The truth as he recalled it anyway. What I’m suggesting is that this might have been a story created by an extremely sick mind. A mind so disturbed that it actually believed its own lie. I would really like to know if Russell Welch was ever given a polygraph test. If so, those results would be very interesting to review and would give an insight into what happened out there in the mountains back in 1987. While not admissible in court, a failed polygraph test would certainly firm up the theory that Russell Welch had something to do with the disappearance of Theresa Ann Bier. But what if the results showed Welch was telling the truth? It wouldn’t mean that Welch’s tale was true, of course. It would prove only that Welch believed it to be true. It would also have served to undermine any hopes the D.A. had of getting a conviction as the results would no doubt have been leaked to the public by Welch’s defense team in an attempt to influence prospective jurors had the case gone forward.
Should we completely discount Russell Welch’s story though?
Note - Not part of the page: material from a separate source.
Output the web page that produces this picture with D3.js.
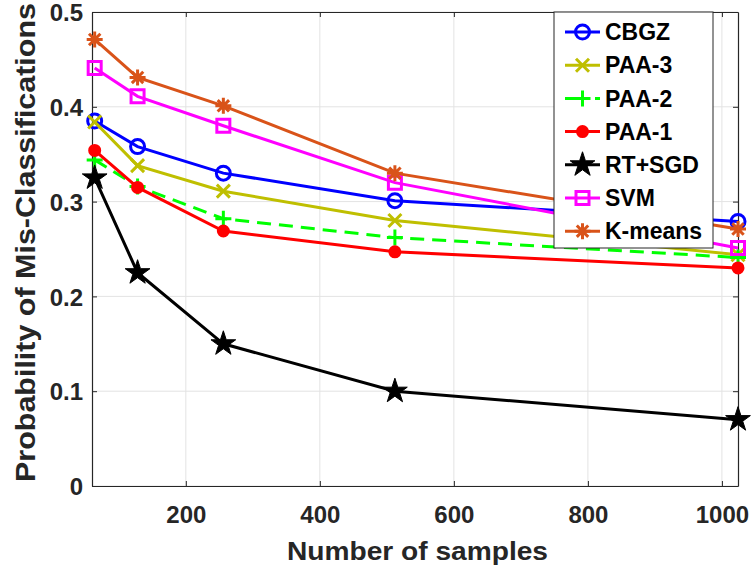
<!DOCTYPE html>
<html lang="en">
<head>
<meta charset="UTF-8">
<title>Probability of Mis-Classifications</title>
<style>
    body { margin: 0; background: #fff; }
    svg text { font-family: "Liberation Sans", Arial, sans-serif; font-weight: bold; }
    .tick text { font-size: 24px; fill: #262626; }
    .grid line { stroke: #e3e3e3; stroke-width: 1; }
    .axis-label { fill: #262626; }
    .legend-text { font-size: 23px; fill: #000; }
</style>
</head>
<body>
<svg width="752" height="572"></svg>
<script src="https://d3js.org/d3.v7.min.js"></script>
<script>

    // Data
    const samples = [64, 128, 256, 512, 1024];
    const seriesNames = ['CBGZ', 'PAA-3', 'PAA-2', 'PAA-1', 'RT+SGD', 'SVM', 'K-means'];
    const cbgz   = [0.385, 0.358, 0.330, 0.301, 0.279];
    const paa3   = [0.384, 0.338, 0.311, 0.280, 0.244];
    const paa2   = [0.344, 0.316, 0.282, 0.262, 0.241];
    const paa1   = [0.354, 0.315, 0.269, 0.247, 0.230];
    const rtsgd  = [0.325, 0.225, 0.150, 0.100, 0.070];
    const svm    = [0.441, 0.411, 0.380, 0.320, 0.251];
    const kmeans = [0.471, 0.431, 0.401, 0.330, 0.271];
    const xTickValues = [200, 400, 600, 800, 1000];
    const yTickValues = [0, 0.1, 0.2, 0.3, 0.4, 0.5];

    const seriesValues = [cbgz, paa3, paa2, paa1, rtsgd, svm, kmeans];

    const styles = [
        { color: '#0000ff', marker: 'circle' },
        { color: '#bfbf00', marker: 'x' },
        { color: '#00ff00', marker: 'plus', dash: '14,8' },
        { color: '#ff0000', marker: 'dot' },
        { color: '#000000', marker: 'star' },
        { color: '#ff00ff', marker: 'square' },
        { color: '#d95319', marker: 'asterisk' }
    ];

    const margin = { left: 92, right: 14, top: 12, bottom: 86 };

    const svg = d3.select('svg');
    const width = +svg.attr('width');
    const height = +svg.attr('height');
    const innerWidth = width - margin.left - margin.right;
    const innerHeight = height - margin.top - margin.bottom;

    const xScale = d3.scaleLinear().domain([60, 1024]).range([0, innerWidth]);
    const yScale = d3.scaleLinear().domain([0, 0.5]).range([innerHeight, 0]);

    const g = svg.append('g')
        .attr('transform', 'translate(' + margin.left + ' ' + margin.top + ')');

    // grid
    g.append('g').attr('class', 'grid')
        .selectAll('line').data(xTickValues).enter().append('line')
        .attr('x1', d => xScale(d)).attr('x2', d => xScale(d))
        .attr('y1', 0).attr('y2', innerHeight);
    g.append('g').attr('class', 'grid')
        .selectAll('line').data(yTickValues).enter().append('line')
        .attr('y1', d => yScale(d)).attr('y2', d => yScale(d))
        .attr('x1', 0).attr('x2', innerWidth);

    // axes (MATLAB style: inward ticks, box on)
    const xAxisG = g.append('g')
        .attr('transform', 'translate(0 ' + innerHeight + ')')
        .call(d3.axisBottom(xScale).tickValues(xTickValues).tickSize(-5).tickPadding(20)
            .tickSizeOuter(0).tickFormat(d3.format('d')));
    const yAxisG = g.append('g')
        .call(d3.axisLeft(yScale).tickValues(yTickValues).tickSize(-5).tickPadding(9).tickSizeOuter(0)
            .tickFormat(d => d === 0 ? '0' : d3.format('.1f')(d)));
    g.append('g')
        .call(d3.axisTop(xScale).tickValues(xTickValues).tickSize(-5).tickFormat('').tickSizeOuter(0));
    g.append('g')
        .attr('transform', 'translate(' + innerWidth + ' 0)')
        .call(d3.axisRight(yScale).tickValues(yTickValues).tickSize(-5).tickFormat('').tickSizeOuter(0));
    g.selectAll('.domain').attr('stroke', '#262626').attr('stroke-width', 1.2);
    g.selectAll('.tick line').attr('stroke', '#262626');

    xAxisG.selectAll('.tick text').attr('dy', '0.71em');
    yAxisG.selectAll('.tick text').attr('dy', '0.36em');

    // axis labels
    svg.append('text').attr('class', 'axis-label')
        .attr('x', 287).attr('y', 560)
        .style('font-size', '26px')
        .attr('textLength', 261).attr('lengthAdjust', 'spacingAndGlyphs')
        .text('Number of samples');
    svg.append('text').attr('class', 'axis-label')
        .attr('transform', 'rotate(-90)')
        .attr('x', -482).attr('y', 35)
        .style('font-size', '28px')
        .attr('textLength', 479).attr('lengthAdjust', 'spacingAndGlyphs')
        .text('Probability of Mis-Classifications');

    // marker shapes
    function markerPath(type) {
        const p = d3.path();
        if (type === 'x') {
            const s = 6.5;
            p.moveTo(-s, -s); p.lineTo(s, s); p.moveTo(-s, s); p.lineTo(s, -s);
        } else if (type === 'plus') {
            const s = 8;
            p.moveTo(-s, 0); p.lineTo(s, 0); p.moveTo(0, -s); p.lineTo(0, s);
        } else if (type === 'asterisk') {
            const s = 8, d = 5.7;
            p.moveTo(-s, 0); p.lineTo(s, 0); p.moveTo(0, -s); p.lineTo(0, s);
            p.moveTo(-d, -d); p.lineTo(d, d); p.moveTo(-d, d); p.lineTo(d, -d);
        } else if (type === 'square') {
            const s = 6.5;
            p.rect(-s, -s, 2 * s, 2 * s);
        } else if (type === 'circle') {
            p.arc(0, 0, 7, 0, 2 * Math.PI);
        } else if (type === 'dot') {
            p.arc(0, 0, 5, 0, 2 * Math.PI);
        } else if (type === 'star') {
            return d3.symbol(d3.symbolStar, 190)();
        }
        return p.toString();
    }

    function drawMarker(sel, st) {
        const filled = st.marker === 'dot' || st.marker === 'star';
        sel.append('path')
            .attr('d', markerPath(st.marker))
            .attr('fill', filled ? st.color : 'none')
            .attr('stroke', st.color)
            .attr('stroke-width', st.marker === 'star' ? 1 : 3);
    }

    const line = d3.line()
        .x(d => xScale(d[0]))
        .y(d => yScale(d[1]));

    seriesValues.forEach(function (vals, i) {
        const st = styles[i];
        const pts = samples.map((s, j) => [s, vals[j]]);
        g.append('path')
            .attr('d', line(pts))
            .attr('fill', 'none')
            .attr('stroke', st.color)
            .attr('stroke-width', 3)
            .attr('stroke-dasharray', st.dash || null);
        const mg = g.append('g');
        pts.forEach(function (pt) {
            const m = mg.append('g')
                .attr('transform', 'translate(' + xScale(pt[0]) + ' ' + yScale(pt[1]) + ')');
            drawMarker(m, st);
        });
    });

    // legend
    const legend = svg.append('g').attr('transform', 'translate(554 12)');
    legend.append('rect')
        .attr('width', 159).attr('height', 236)
        .attr('fill', '#fff').attr('stroke', '#262626').attr('stroke-width', 1);
    seriesNames.forEach(function (name, i) {
        const st = styles[i];
        const row = legend.append('g').attr('transform', 'translate(0 ' + (20 + i * 33.2) + ')');
        row.append('line')
            .attr('x1', 11).attr('x2', 46).attr('y1', 0).attr('y2', 0)
            .attr('stroke', st.color).attr('stroke-width', 3)
            .attr('stroke-dasharray', st.dash ? '10,5' : null);
        drawMarker(row.append('g').attr('transform', 'translate(28.5 0)'), st);
        row.append('text').attr('class', 'legend-text')
            .attr('x', 51).attr('y', 0).attr('dy', '0.36em')
            .text(name);
    });

</script>
</body>
</html>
After all, we have those ancient Native American legends to ponder upon. I have always put a lot of stock in the knowledge of these tribes. Is it valid to choose to believe some tales of the First Nations Peoples and not others? What about Albert Ostman and Muchalat Harry? I have always found Ostman’s account to be too detailed in a pre-Patterson-Gimlin world to have simply been a complete fabrication. None other than a Catholic Priest named Father Anthony Terhaar vouched for Muchalat Harry. While the Father could not validate what had actually happened to Harry, he did testify about what he had been told, that he had nursed Harry for a full 3 weeks before the terrified Indian regained his strength and sanity, and that over the course of those weeks Harry’s hair turned snow white. Father Anthony also said that the once fearless trapper and outdoorsman never again dared venture out of the small village of Nootka. Father Anthony Terhaar believed Harry had suffered through a terrifying experience. If we entertain the possibility that there is something to all the old Native American tales and that Albert Ostman and Muchalat Harry may very well have been telling the truth, then don’t we at least have to consider the possibility that Russell Welch was telling the truth back in 1987?
I can tell you that the topic of sasquatch abductions is still discussed among those that keep up with such things, albeit in whispered tones. There have been cases, some very recent, in which people have vanished into the forest where suspected bigfoot sign was evident or where one of these creatures was reported seen a few days before or after the disappearance. If you believe it is possible these creatures exist and if you believe there is something to the old abduction stories then it would be illogical to think such a thing could not still happen. Noted outdoorsman Chester Moore wrote in his book Bigfoot Lives: Deal With It:
“Every year hundreds of people disappear in the forests and it is possible, although unlikely, that bigfoot creatures have something to do with some of these disappearances. Since they are a predatory animal, they are opportunists and it might be possible that they would and have attacked people.” 1
I tend to agree with Moore in that this is at the very least a possibility. As such, we should not simply dismiss abduction claims out of hand. Even if they come from a 43 year-old man who likely had no business being out in the woods with a female minor less than half his age.
The truth about what happened to Theresa Ann Bier is almost certainly more mundane, though no less tragic, than her having been the victim of a sasquatch abduction. The story of Russell Welch is hard to swallow and likely not true. No evidence was found to support his claims but, in fairness, it is important to remember that neither was any evidence found that contradicted his story. It seems there was precious little evidence of any kind at all.
What happened to Theresa Ann Bier in the Central Sierra back in 1987? With each year that passes, the truth recedes farther into the mists of time. Unfortunately, it is likely that is where it will remain.
1 Moore, Jr., Chester. Bigfoot Lives: Deal With It. Orange, TX: 13 Productions, 2004. 102. Print.